The Autonomous Credit Risk Management: A Viewpoint with Financial Technologie Expert Ara Azaryan
SOCIETYThe traditional levers of risk assessment and collections are giving way to algorithms, predictive models, and autonomous workflows. To understand what this means for the CFO's office, we turn to Ara Azaryan, financial technology expert whose career has been shaped by navigating complex financial ecosystems, including senior roles at major banks in Armenia. Here, Azaryan addresses the critical questions facing finance leaders as they accelerate toward a fully automated credit future.
When asked to define the current state of Credit Management Automation, Azaryan is unequivocal: it has moved from a competitive advantage to a baseline requirement.
"Gone are the days when automation simply meant digitizing a paper application," he explains. "Today, it represents an integrated ecosystem of artificial intelligence, machine learning, and software tools that fundamentally reshape the entire credit lifecycle—from initial scoring and risk assessment to approvals and collections." The goal, he notes, is not just to reduce manual keystrokes, but to fundamentally improve the accuracy and intelligence of every credit decision a company makes.
For the CFO specifically, Azaryan sees this evolution as non-negotiable. "A finance leader's mandate is to protect the company's liquidity while fueling its growth. Manual credit processes are a direct threat to both," he states. Automation directly addresses this by improving decision-making speed, reducing the incidence of default, and optimizing cash flow. Crucially, it lifts the compliance burden from the finance team and reallocates talent toward strategic initiatives—moving people from data entry to data analysis.

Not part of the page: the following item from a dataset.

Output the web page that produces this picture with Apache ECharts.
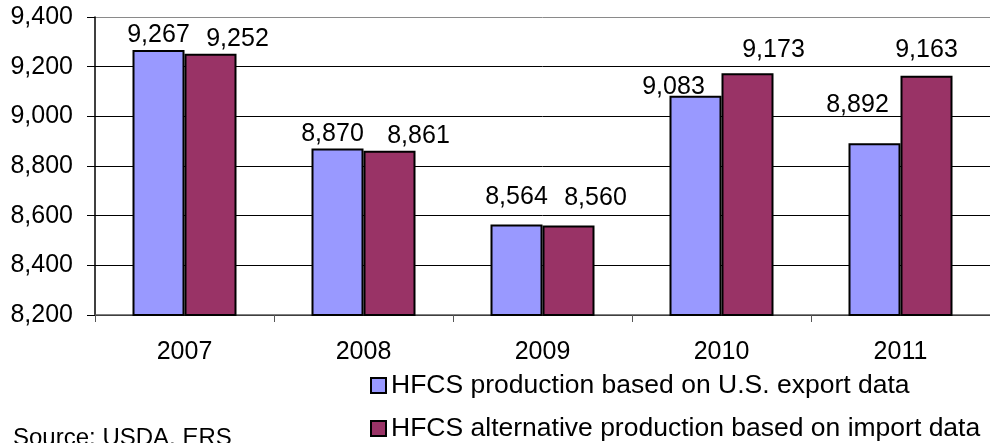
<!DOCTYPE html>
<html>
<head>
<meta charset="utf-8">
<script src="https://cdn.jsdelivr.net/npm/echarts@6/dist/echarts.min.js"></script>
<style>
html,body{margin:0;padding:0;background:#fff;}
#chart{width:990px;height:443px;}
</style>
</head>
<body>
<div id="chart"></div>
<script>
var categories = ['2007', '2008', '2009', '2010', '2011'];
var exportSeries = [9267, 8870, 8564, 9083, 8892];
var importSeries = [9252, 8861, 8560, 9173, 9163];
var seriesNames = ['HFCS production based on U.S. export data', 'HFCS alternative production based on import data'];
var yTicks = [8200, 8400, 8600, 8800, 9000, 9200, 9400];
var sourceText = 'Source: USDA, ERS';

// label placement tweaks (pixel offsets, like Excel's overlap avoidance)
var exportLabelOffsets = [[0, 0], [-5, 0], [0, -13], [-22, 6], [-17, -24]];
var importLabelOffsets = [[27, 0], [29, 0], [27, -13], [26, -9], [0, -11]];

var FONT = 'Liberation Sans, Arial, sans-serif';

function buildData(vals, offs) {
  return vals.map(function (v, i) {
    return { value: v, label: { offset: offs[i] } };
  });
}

var chart = echarts.init(document.getElementById('chart'), null, { renderer: 'canvas' });
chart.setOption({
  animation: false,
  backgroundColor: '#ffffff',
  textStyle: { fontFamily: FONT },
  grid: { left: 95, top: 17, width: 905, height: 298, containLabel: false },
  xAxis: {
    type: 'category',
    data: categories,
    axisLine: { lineStyle: { color: '#555', width: 1.5 } },
    axisTick: { show: true, alignWithLabel: false, length: 7, lineStyle: { color: '#555' } },
    axisLabel: { color: '#000', fontSize: 25, fontFamily: FONT, margin: 25 }
  },
  yAxis: {
    type: 'value',
    min: yTicks[0],
    max: yTicks[yTicks.length - 1],
    interval: 200,
    axisLine: { show: true, lineStyle: { color: '#000', width: 1.5 } },
    axisTick: { show: true, length: 8, inside: false, lineStyle: { color: '#000' } },
    axisLabel: {
      color: '#000', fontSize: 25, fontFamily: FONT, margin: 22,
      formatter: function (v) { return v.toLocaleString('en-US'); }
    },
    splitLine: { show: true, lineStyle: { color: ['#000', '#000', '#000', '#000', '#000', '#000', '#8a8a8a'], width: 1 } }
  },
  legend: {
    orient: 'vertical',
    left: 370,
    top: 372,
    padding: 0,
    itemGap: 16,
    itemWidth: 15,
    itemHeight: 15,
    icon: 'rect',
    textStyle: { color: '#000', fontSize: 26.5, fontFamily: FONT, lineHeight: 27 },
    data: seriesNames
  },
  graphic: [{
    type: 'text',
    left: 13,
    top: 426,
    style: { text: sourceText, fill: '#000', font: '24px ' + FONT }
  }],
  series: [
    {
      name: seriesNames[0],
      type: 'bar',
      data: buildData(exportSeries, exportLabelOffsets),
      barWidth: 52,
      barGap: '0%',
      itemStyle: { color: '#9999FF', borderColor: '#000', borderWidth: 2 },
      label: {
        show: true, position: 'top', distance: 2, color: '#000', fontSize: 25, fontFamily: FONT,
        formatter: function (p) { return p.value.toLocaleString('en-US'); }
      }
    },
    {
      name: seriesNames[1],
      type: 'bar',
      data: buildData(importSeries, importLabelOffsets),
      barWidth: 52,
      barGap: '0%',
      itemStyle: { color: '#993366', borderColor: '#000', borderWidth: 2 },
      label: {
        show: true, position: 'top', distance: 2, color: '#000', fontSize: 25, fontFamily: FONT,
        formatter: function (p) { return p.value.toLocaleString('en-US'); }
      }
    }
  ]
});
</script>
</body>
</html>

Azaryan points to a distinct set of trends defining the credit conversation in 2023. "We are seeing a convergence of technologies that create a 'digital-first' credit ecosystem," he observes. Leading the charge is the rise of AI-based and autonomous credit scoring, where systems don't just calculate a score but continuously learn and adjust without human intervention. This is paired with increasingly sophisticated predictive analytics, which allow CFOs to forecast payment behavior with a high degree of accuracy.
Furthermore, the infrastructure itself is evolving. Azaryan highlights the dominance of SaaS-based platforms as the delivery mechanism for these capabilities. "Cloud-based solutions offer the scalability that modern global operations demand. They integrate seamlessly with core ERP and AR systems, providing a single source of truth for real-time monitoring," he says. This technological stack is enabling a move toward hyper-automation, a state where AI,
robotic process automation (RPA), and advanced analytics are woven together to create end-to-end process automation that is greater than the sum of its parts.
One of the most transformative elements Azaryan discusses is the application of predictive analytics. "Historically, credit management has been reactive. A customer misses a payment, and then you act," he notes. "Predictive analytics flips that model on its head."
By analyzing vast datasets, modern systems can identify subtle behavioral shifts that signal future risk. "The system can flag an account that is showing a high probability of delinquency 30 or 60 days out," Azaryan explains. This foresight empowers the finance team to design proactive interventions—whether adjusting payment terms, initiating a conversation, or securing collateral—well before the account becomes a drain on working capital. The result is a tangible reduction in Days Sales Outstanding (DSO) and a more resilient cash conversion cycle.
For any CFO considering an investment in this area, the question of return on investment is paramount. Azaryan advises looking at a balanced scorecard of metrics. "The most immediate measures are DSO reduction and a quantifiable decrease in credit risk exposure," he says. However, he urges leaders to also track improvements in cash flow velocity, the increase in operational efficiency (measured by the volume of transactions processed per team member), and the company's ability to remain compliant across different jurisdictions.
This efficiency gain naturally leads to a question many finance chiefs face: Does this technology replace the need for human credit analysts? Azaryan addresses this directly.
"Artificial intelligence is an extraordinary tool for augmenting human judgment, but it is not a replacement for it," he clarifies. While AI excels at processing vast amounts of data and identifying patterns, it lacks the contextual understanding and strategic nuance required for complex cases. "Human oversight is essential for navigating ambiguous situations, managing critical customer relationships, and making the final call on strategic planning. The goal of automation, and particularly hyper-automation, is to eliminate the repetitive drudgery so that your experts can focus on the complex decisions that actually drive value."
As the conversation concludes, Azaryan offers a clear framework for finance leaders. He advises that any credit automation initiative must be driven by clear, C-suite priorities.
"CFOs should anchor their strategy in five pillars: increasing the speed of decision-making, minimizing risk exposure, actively improving cash flow, ensuring airtight compliance, and integrating solutions that offer predictive power," he advises. By selecting SaaS platforms and automation tools that directly serve these priorities, finance leaders can ensure that their investment in technology translates directly into financial strength and strategic agility. The autonomous credit desk is no longer a futuristic concept; for Azaryan, it is the central nervous system of the modern, resilient finance function.